▸ **Given task**:
Word for word, print each line of the listing below; pictures stay out.

= = = = = = =

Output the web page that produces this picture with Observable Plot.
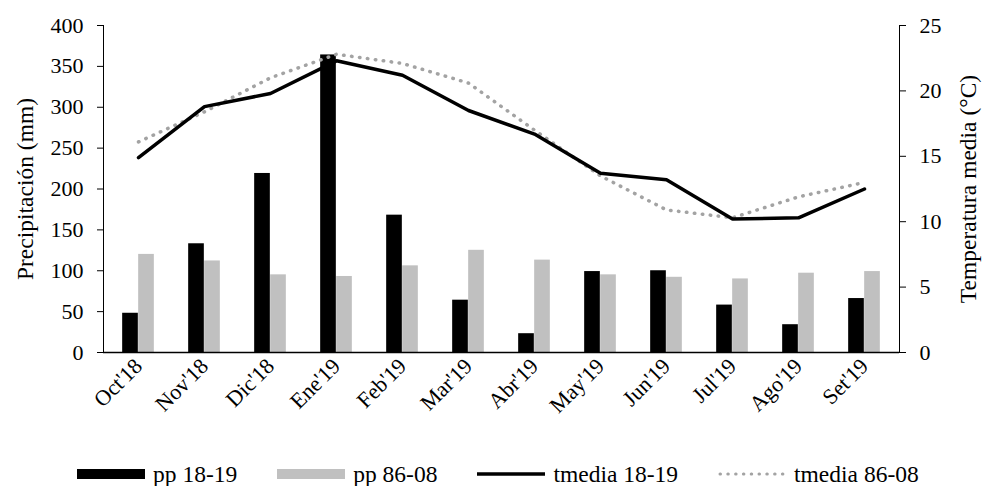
<!DOCTYPE html>
<html>
<head>
<meta charset="utf-8">
<script src="https://cdn.jsdelivr.net/npm/d3@7"></script>
<script src="https://cdn.jsdelivr.net/npm/@observablehq/plot@0.6"></script>
<style>
  html, body { margin: 0; padding: 0; background: #fff; }
  #chart { width: 983px; height: 445px; }
  .legend { width: 983px; height: 41px; box-sizing: border-box; padding-left: 77px; padding-top: 17px; display: flex; justify-content: flex-start; align-items: center; font-family: 'Liberation Serif', 'Times New Roman', Times, 'DejaVu Serif', serif; font-size: 23.5px; color: #000; line-height: 24px; }
  .item { display: flex; align-items: center; margin-right: 40px; white-space: nowrap; }
  .sw { display: inline-block; width: 68px; height: 10px; margin-right: 8px; flex: none; }
</style>
</head>
<body>
<div id="chart"></div>
<div class="legend">
  <span class="item"><span class="sw" style="background:#000"></span>pp 18-19</span>
  <span class="item"><span class="sw" style="background:#c0c0c0"></span>pp 86-08</span>
  <span class="item"><svg class="sw" width="68" height="10"><line x1="0" x2="68" y1="5" y2="5" stroke="#000" stroke-width="3.5"/></svg>tmedia 18-19</span>
  <span class="item"><svg class="sw" width="68" height="10"><line x1="2" x2="68" y1="5" y2="5" stroke="#a3a3a3" stroke-width="3" stroke-linecap="round" stroke-dasharray="0.5 7.3"/></svg>tmedia 86-08</span>
</div>
<script>
const months = ["Oct'18","Nov'18","Dic'18","Ene'19","Feb'19","Mar'19","Abr'19","May'19","Jun'19","Jul'19","Ago'19","Set'19"];
const pp1819 = [48,133,219,364,168,64,23,99,100,58,34,66];
const pp8608 = [120,112,95,93,106,125,113,95,92,90,97,99];
const tmedia1819 = [14.9,18.8,19.8,22.3,21.2,18.5,16.7,13.7,13.2,10.2,10.3,12.5];
const tmedia8608 = [16.1,18.4,21.0,22.8,22.1,20.6,17.0,13.5,10.9,10.3,11.9,13.0];
const ppTicks = [0,50,100,150,200,250,300,350,400];
const tTicks = [0,5,10,15,20,25];

const W = 983, H = 445, ML = 103, MR = 84, MT = 25, MB = 93;
const k = 400 / 25; // temperature -> precipitation axis factor
const bw = (W - ML - MR) / months.length;
const half = 16;
const FONT = "'Liberation Serif', 'Times New Roman', Times, 'DejaVu Serif', serif";

const rows = months.map((m, i) => ({month: m, pp1819: pp1819[i], pp8608: pp8608[i], t1819: tmedia1819[i] * k, t8608: tmedia8608[i] * k}));

const chart = Plot.plot({
  width: W, height: H,
  marginLeft: ML, marginRight: MR, marginTop: MT, marginBottom: MB,
  style: {fontFamily: FONT, fontSize: "22px", color: "#000", background: "#fff", overflow: "visible"},
  x: {type: "band", domain: months, padding: 0, label: null},
  y: {domain: [0, 400], label: null},
  marks: [
    Plot.barY(rows, {x: "month", y: "pp1819", fill: "#000", insetLeft: bw / 2 - half, insetRight: bw / 2}),
    Plot.barY(rows, {x: "month", y: "pp8608", fill: "#c0c0c0", insetLeft: bw / 2, insetRight: bw / 2 - half}),
    Plot.line(rows, {x: "month", y: "t8608", stroke: "#a3a3a3", strokeWidth: 3.5, strokeLinecap: "round", strokeDasharray: "0.5 7.5"}),
    Plot.line(rows, {x: "month", y: "t1819", stroke: "#000", strokeWidth: 3.5, strokeLinejoin: "miter"}),
    Plot.ruleY([0], {stroke: "#000", strokeWidth: 1.5}),
    Plot.frame({anchor: "left", stroke: "#000"}),
    Plot.frame({anchor: "right", stroke: "#000"}),
    Plot.axisY(ppTicks, {anchor: "left", tickSize: 6, tickPadding: 14, label: null, fontFamily: FONT, fontSize: 22}),
    Plot.axisY(tTicks.map(t => t * k), {anchor: "right", tickSize: 6, tickPadding: 14, tickFormat: d => String(d / k), label: null, fontFamily: FONT, fontSize: 22}),
    Plot.axisX({tickSize: 0, tickRotate: -45, tickPadding: 10, label: null, fontFamily: FONT, fontSize: 22}),
    Plot.text(["Precipitación (mm)"], {frameAnchor: "left", dx: -78, rotate: -90, textAnchor: "middle", fontSize: 23.5, fontFamily: FONT}),
    Plot.text(["Temperatura media (°C)"], {frameAnchor: "right", dx: 69, rotate: -90, textAnchor: "middle", fontSize: 23.5, fontFamily: FONT})
  ]
});
document.getElementById("chart").appendChild(chart);
</script>
</body>
</html>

= = = = = = =

▸ **Full output**:
Output the web page that produces this picture with Observable Plot.
<!DOCTYPE html>
<html>
<head>
<meta charset="utf-8">
<script src="https://cdn.jsdelivr.net/npm/d3@7"></script>
<script src="https://cdn.jsdelivr.net/npm/@observablehq/plot@0.6"></script>
<style>
  html, body { margin: 0; padding: 0; background: #fff; }
  #chart { width: 983px; height: 445px; }
  .legend { width: 983px; height: 41px; box-sizing: border-box; padding-left: 77px; padding-top: 17px; display: flex; justify-content: flex-start; align-items: center; font-family: 'Liberation Serif', 'Times New Roman', Times, 'DejaVu Serif', serif; font-size: 23.5px; color: #000; line-height: 24px; }
  .item { display: flex; align-items: center; margin-right: 40px; white-space: nowrap; }
  .sw { display: inline-block; width: 68px; height: 10px; margin-right: 8px; flex: none; }
</style>
</head>
<body>
<div id="chart"></div>
<div class="legend">
  <span class="item"><span class="sw" style="background:#000"></span>pp 18-19</span>
  <span class="item"><span class="sw" style="background:#c0c0c0"></span>pp 86-08</span>
  <span class="item"><svg class="sw" width="68" height="10"><line x1="0" x2="68" y1="5" y2="5" stroke="#000" stroke-width="3.5"/></svg>tmedia 18-19</span>
  <span class="item"><svg class="sw" width="68" height="10"><line x1="2" x2="68" y1="5" y2="5" stroke="#a3a3a3" stroke-width="3" stroke-linecap="round" stroke-dasharray="0.5 7.3"/></svg>tmedia 86-08</span>
</div>
<script>
const months = ["Oct'18","Nov'18","Dic'18","Ene'19","Feb'19","Mar'19","Abr'19","May'19","Jun'19","Jul'19","Ago'19","Set'19"];
const pp1819 = [48,133,219,364,168,64,23,99,100,58,34,66];
const pp8608 = [120,112,95,93,106,125,113,95,92,90,97,99];
const tmedia1819 = [14.9,18.8,19.8,22.3,21.2,18.5,16.7,13.7,13.2,10.2,10.3,12.5];
const tmedia8608 = [16.1,18.4,21.0,22.8,22.1,20.6,17.0,13.5,10.9,10.3,11.9,13.0];
const ppTicks = [0,50,100,150,200,250,300,350,400];
const tTicks = [0,5,10,15,20,25];

const W = 983, H = 445, ML = 103, MR = 84, MT = 25, MB = 93;
const k = 400 / 25; // temperature -> precipitation axis factor
const bw = (W - ML - MR) / months.length;
const half = 16;
const FONT = "'Liberation Serif', 'Times New Roman', Times, 'DejaVu Serif', serif";

const rows = months.map((m, i) => ({month: m, pp1819: pp1819[i], pp8608: pp8608[i], t1819: tmedia1819[i] * k, t8608: tmedia8608[i] * k}));

const chart = Plot.plot({
  width: W, height: H,
  marginLeft: ML, marginRight: MR, marginTop: MT, marginBottom: MB,
  style: {fontFamily: FONT, fontSize: "22px", color: "#000", background: "#fff", overflow: "visible"},
  x: {type: "band", domain: months, padding: 0, label: null},
  y: {domain: [0, 400], label: null},
  marks: [
    Plot.barY(rows, {x: "month", y: "pp1819", fill: "#000", insetLeft: bw / 2 - half, insetRight: bw / 2}),
    Plot.barY(rows, {x: "month", y: "pp8608", fill: "#c0c0c0", insetLeft: bw / 2, insetRight: bw / 2 - half}),
    Plot.line(rows, {x: "month", y: "t8608", stroke: "#a3a3a3", strokeWidth: 3.5, strokeLinecap: "round", strokeDasharray: "0.5 7.5"}),
    Plot.line(rows, {x: "month", y: "t1819", stroke: "#000", strokeWidth: 3.5, strokeLinejoin: "miter"}),
    Plot.ruleY([0], {stroke: "#000", strokeWidth: 1.5}),
    Plot.frame({anchor: "left", stroke: "#000"}),
    Plot.frame({anchor: "right", stroke: "#000"}),
    Plot.axisY(ppTicks, {anchor: "left", tickSize: 6, tickPadding: 14, label: null, fontFamily: FONT, fontSize: 22}),
    Plot.axisY(tTicks.map(t => t * k), {anchor: "right", tickSize: 6, tickPadding: 14, tickFormat: d => String(d / k), label: null, fontFamily: FONT, fontSize: 22}),
    Plot.axisX({tickSize: 0, tickRotate: -45, tickPadding: 10, label: null, fontFamily: FONT, fontSize: 22}),
    Plot.text(["Precipitación (mm)"], {frameAnchor: "left", dx: -78, rotate: -90, textAnchor: "middle", fontSize: 23.5, fontFamily: FONT}),
    Plot.text(["Temperatura media (°C)"], {frameAnchor: "right", dx: 69, rotate: -90, textAnchor: "middle", fontSize: 23.5, fontFamily: FONT})
  ]
});
document.getElementById("chart").appendChild(chart);
</script>
</body>
</html>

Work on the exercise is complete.